---------- Dataset content
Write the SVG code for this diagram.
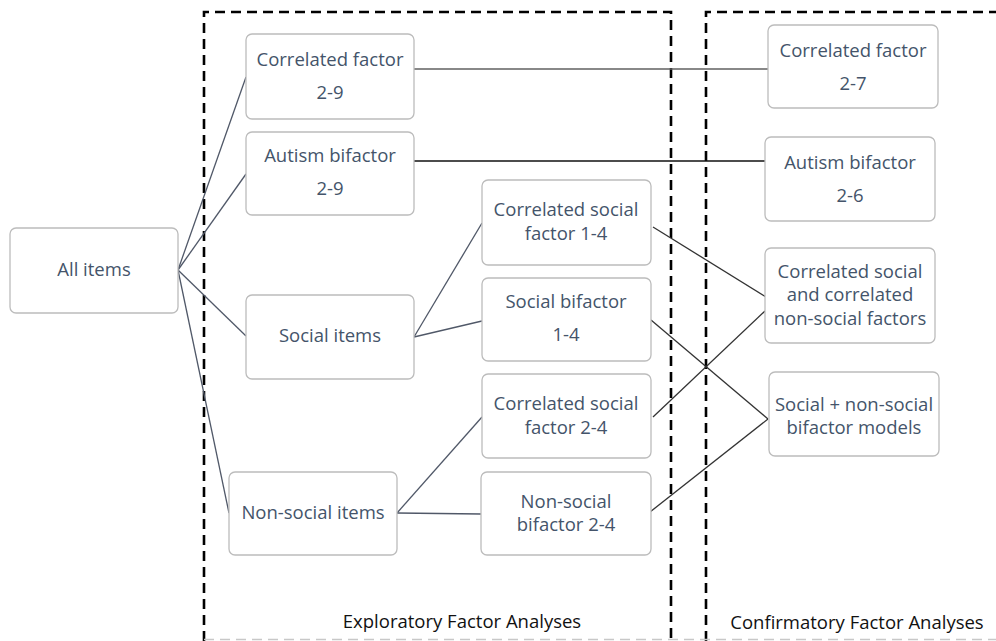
<svg xmlns="http://www.w3.org/2000/svg" width="996" height="641" viewBox="0 0 996 641">
<style>
.node rect{fill:#ffffff;stroke:#bcbcbc;stroke-width:1.3}
.node text{font-family:"Open Sans","Liberation Sans",Arial,sans-serif;font-size:18.5px;fill:#44546a;text-anchor:middle}
.conn line{stroke:#505868;stroke-width:1.3}
.frame{fill:none;stroke:#000;stroke-width:2.6;stroke-dasharray:10 6}
.lbl{font-family:"Open Sans","Liberation Sans",Arial,sans-serif;font-size:18.5px;fill:#111;text-anchor:middle}
</style>
<rect width="996" height="641" fill="#fff"/>
<g id="frames">
<path class="frame" d="M204,641 V12 H671 V641"/>
<path class="frame" d="M706,641 V12 H996"/>
<line x1="204" y1="639.5" x2="996" y2="639.5" stroke="#c8c8c8" stroke-width="1.5" stroke-dasharray="10 6"/>
<text class="lbl" x="462" y="628">Exploratory Factor Analyses</text>
<text class="lbl" x="857" y="629">Confirmatory Factor Analyses</text>
</g>
<g id="connectors" class="conn">
<line x1="178" y1="270" x2="246" y2="77"/>
<line x1="178" y1="270" x2="246" y2="174"/>
<line x1="178" y1="270" x2="246" y2="336"/>
<line x1="178" y1="270" x2="229" y2="513"/>
<line x1="414" y1="69" x2="768" y2="69" style="stroke:#606060"/>
<line x1="414" y1="161" x2="765" y2="161" style="stroke:#111"/>
<line x1="414" y1="337" x2="482" y2="223"/>
<line x1="414" y1="337" x2="482" y2="321"/>
<line x1="397" y1="513" x2="482" y2="417"/>
<line x1="397" y1="513" x2="481" y2="514"/>
<line x1="653" y1="227" x2="766" y2="297" style="stroke:#333"/>
<line x1="651" y1="320" x2="768" y2="419" style="stroke:#333"/>
<line x1="653" y1="417" x2="765" y2="311" style="stroke:#333"/>
<line x1="650" y1="512" x2="768" y2="419" style="stroke:#333"/>
</g>
<g id="all-items" class="node"><rect x="10" y="228" width="168" height="85" rx="6"/><text x="94" y="276">All items</text></g>
<g id="corr-factor-29" class="node"><rect x="246" y="34" width="168" height="85" rx="6"/><text x="330" y="66">Correlated factor</text><text x="330" y="99">2-9</text></g>
<g id="autism-bifactor-29" class="node"><rect x="246" y="132" width="168" height="83" rx="6"/><text x="330" y="162">Autism bifactor</text><text x="330" y="195">2-9</text></g>
<g id="social-items" class="node"><rect x="246" y="295" width="168" height="84" rx="6"/><text x="330" y="342">Social items</text></g>
<g id="nonsocial-items" class="node"><rect x="229" y="472" width="168" height="83" rx="6"/><text x="313" y="519">Non-social items</text></g>
<g id="corr-social-14" class="node"><rect x="482" y="180" width="169" height="85" rx="6"/><text x="566" y="216">Correlated social</text><text x="566" y="240">factor 1-4</text></g>
<g id="social-bifactor-14" class="node"><rect x="482" y="278" width="169" height="83" rx="6"/><text x="566" y="308">Social bifactor</text><text x="566" y="341">1-4</text></g>
<g id="corr-social-24" class="node"><rect x="482" y="374" width="169" height="84" rx="6"/><text x="566" y="410">Correlated social</text><text x="566" y="434">factor 2-4</text></g>
<g id="nonsocial-bifactor-24" class="node"><rect x="481" y="472" width="170" height="83" rx="6"/><text x="566" y="508">Non-social</text><text x="566" y="531">bifactor 2-4</text></g>
<g id="corr-factor-27" class="node"><rect x="768" y="25" width="170" height="83" rx="6"/><text x="853" y="57">Correlated factor</text><text x="853" y="90">2-7</text></g>
<g id="autism-bifactor-26" class="node"><rect x="765" y="137" width="170" height="84" rx="6"/><text x="850" y="169">Autism bifactor</text><text x="850" y="202">2-6</text></g>
<g id="corr-social-nonsocial" class="node"><rect x="765" y="248" width="170" height="95" rx="6"/><text x="850" y="278">Correlated social</text><text x="850" y="301">and correlated</text><text x="850" y="325">non-social factors</text></g>
<g id="bifactor-models" class="node"><rect x="769" y="372" width="170" height="84" rx="6"/><text x="854" y="411">Social + non-social</text><text x="854" y="434">bifactor models</text></g>
</svg>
--------------------
- _Required work_
Copy the listing exactly. Any image in it stays out of the copy.

- _Expected answer_
Write the SVG code for this diagram.
<svg xmlns="http://www.w3.org/2000/svg" width="996" height="641" viewBox="0 0 996 641">
<style>
.node rect{fill:#ffffff;stroke:#bcbcbc;stroke-width:1.3}
.node text{font-family:"Open Sans","Liberation Sans",Arial,sans-serif;font-size:18.5px;fill:#44546a;text-anchor:middle}
.conn line{stroke:#505868;stroke-width:1.3}
.frame{fill:none;stroke:#000;stroke-width:2.6;stroke-dasharray:10 6}
.lbl{font-family:"Open Sans","Liberation Sans",Arial,sans-serif;font-size:18.5px;fill:#111;text-anchor:middle}
</style>
<rect width="996" height="641" fill="#fff"/>
<g id="frames">
<path class="frame" d="M204,641 V12 H671 V641"/>
<path class="frame" d="M706,641 V12 H996"/>
<line x1="204" y1="639.5" x2="996" y2="639.5" stroke="#c8c8c8" stroke-width="1.5" stroke-dasharray="10 6"/>
<text class="lbl" x="462" y="628">Exploratory Factor Analyses</text>
<text class="lbl" x="857" y="629">Confirmatory Factor Analyses</text>
</g>
<g id="connectors" class="conn">
<line x1="178" y1="270" x2="246" y2="77"/>
<line x1="178" y1="270" x2="246" y2="174"/>
<line x1="178" y1="270" x2="246" y2="336"/>
<line x1="178" y1="270" x2="229" y2="513"/>
<line x1="414" y1="69" x2="768" y2="69" style="stroke:#606060"/>
<line x1="414" y1="161" x2="765" y2="161" style="stroke:#111"/>
<line x1="414" y1="337" x2="482" y2="223"/>
<line x1="414" y1="337" x2="482" y2="321"/>
<line x1="397" y1="513" x2="482" y2="417"/>
<line x1="397" y1="513" x2="481" y2="514"/>
<line x1="653" y1="227" x2="766" y2="297" style="stroke:#333"/>
<line x1="651" y1="320" x2="768" y2="419" style="stroke:#333"/>
<line x1="653" y1="417" x2="765" y2="311" style="stroke:#333"/>
<line x1="650" y1="512" x2="768" y2="419" style="stroke:#333"/>
</g>
<g id="all-items" class="node"><rect x="10" y="228" width="168" height="85" rx="6"/><text x="94" y="276">All items</text></g>
<g id="corr-factor-29" class="node"><rect x="246" y="34" width="168" height="85" rx="6"/><text x="330" y="66">Correlated factor</text><text x="330" y="99">2-9</text></g>
<g id="autism-bifactor-29" class="node"><rect x="246" y="132" width="168" height="83" rx="6"/><text x="330" y="162">Autism bifactor</text><text x="330" y="195">2-9</text></g>
<g id="social-items" class="node"><rect x="246" y="295" width="168" height="84" rx="6"/><text x="330" y="342">Social items</text></g>
<g id="nonsocial-items" class="node"><rect x="229" y="472" width="168" height="83" rx="6"/><text x="313" y="519">Non-social items</text></g>
<g id="corr-social-14" class="node"><rect x="482" y="180" width="169" height="85" rx="6"/><text x="566" y="216">Correlated social</text><text x="566" y="240">factor 1-4</text></g>
<g id="social-bifactor-14" class="node"><rect x="482" y="278" width="169" height="83" rx="6"/><text x="566" y="308">Social bifactor</text><text x="566" y="341">1-4</text></g>
<g id="corr-social-24" class="node"><rect x="482" y="374" width="169" height="84" rx="6"/><text x="566" y="410">Correlated social</text><text x="566" y="434">factor 2-4</text></g>
<g id="nonsocial-bifactor-24" class="node"><rect x="481" y="472" width="170" height="83" rx="6"/><text x="566" y="508">Non-social</text><text x="566" y="531">bifactor 2-4</text></g>
<g id="corr-factor-27" class="node"><rect x="768" y="25" width="170" height="83" rx="6"/><text x="853" y="57">Correlated factor</text><text x="853" y="90">2-7</text></g>
<g id="autism-bifactor-26" class="node"><rect x="765" y="137" width="170" height="84" rx="6"/><text x="850" y="169">Autism bifactor</text><text x="850" y="202">2-6</text></g>
<g id="corr-social-nonsocial" class="node"><rect x="765" y="248" width="170" height="95" rx="6"/><text x="850" y="278">Correlated social</text><text x="850" y="301">and correlated</text><text x="850" y="325">non-social factors</text></g>
<g id="bifactor-models" class="node"><rect x="769" y="372" width="170" height="84" rx="6"/><text x="854" y="411">Social + non-social</text><text x="854" y="434">bifactor models</text></g>
</svg>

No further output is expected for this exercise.